The WEC based its research on two possible scenarios until 2050, namely, Jazz, which examined a potential world where there was a consumer focus on achieving energy access, affordability, and quality of supply with the use of best available energy source, and Symphony, which focused on driving environmental sustainability and energy security through corresponding international practices and policies.

In 2010, 1.27-billion people worldwide were without access to electricity.

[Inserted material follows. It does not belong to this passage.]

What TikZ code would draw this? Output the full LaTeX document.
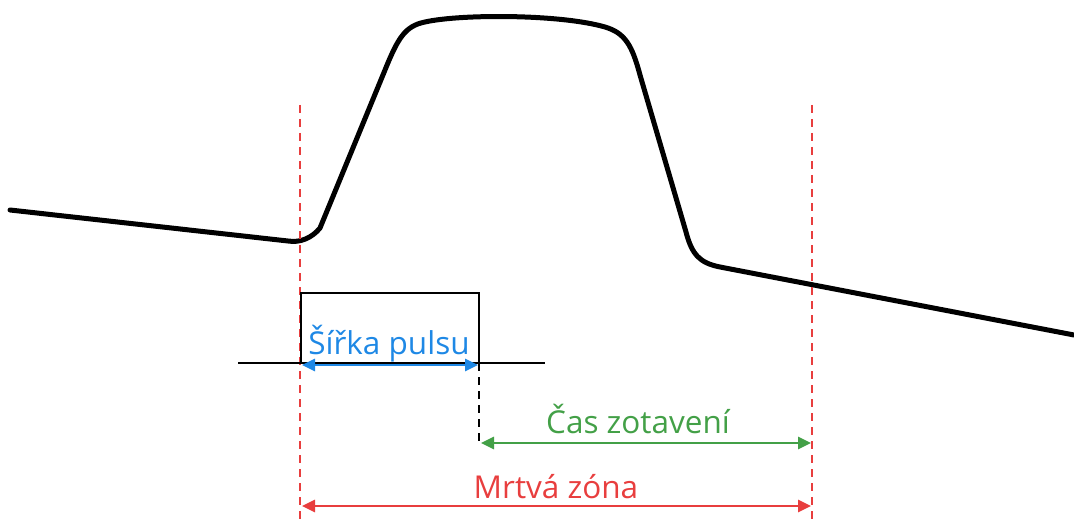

By 2050, this was expected to decrease to 319-million under the Jazz scenario and 530-million under the Symphony scenario.

Africa would be home to the biggest proportion of people without access to electricity.

About 589-million of Africa's population had no access to electricity in 2010. The WEC predicted that this would drop, by 2050, to 266-million in the Jazz scenario and to 402-million in the Symphony scenario.

This was compared with South and Central Asia, which would host 102-million people without access to electricity under the Symphony scenario and 45-million people under the Jazz scenario - a significant decline from the 471-million people in the dark in 2010.

The entire population of East Asia would have access to electricity in both scenarios by 2050, as would the Middle East and North Africa and Latin America and the Caribbean.

South East Asia and the Pacific was expected to report that eight-million of its population would be without access to electricity by 2050 in the Jazz version and 26-million in the Symphony scenario.

The report revealed that the world had entered into unprecedented uncertainty for the energy sector, with a key challenge being meeting the increasing future energy demand.

The world's population will increase from about 7-billion in 2013, to 8.7-billion by 2050 in the Jazz scenario and 9.4-billion in the Symphony scenario.

The WEC estimated that the global total primary energy supply would increase from 546 EJ/y in 2010 to 879 EJ/y in 2050 in the Jazz scenario and 696 EJ in the Symphony scenario.

Total primary energy supply from South and Central Asia would register 96 EJ/y and 136 EJ/y in the Symphony and Jazz scenarios respectively, up from 43 EJ/y in 2010.

Sub-Saharan Africa would register the lowest total energy supply at 50 EJ/y and 46 EJ/y by 2050 in the Jazz and Symphony outlooks respectively – double the supply of the 23 EJ/y reported in 2010.

South East Asia and the Pacific would record an increase from the 2010 32 EJ/y, to 54 EJ/y in the Symphony scenario and 71 EJ/y in the Jazz scenario.

In 2010, global electricity production was 21.5-billion MWh.

In the Jazz scenario, this would record a rise to 53.6-billion MWh and in the Symphony case, the increase would be about 123% to 47.9-billion MWh, by 2050.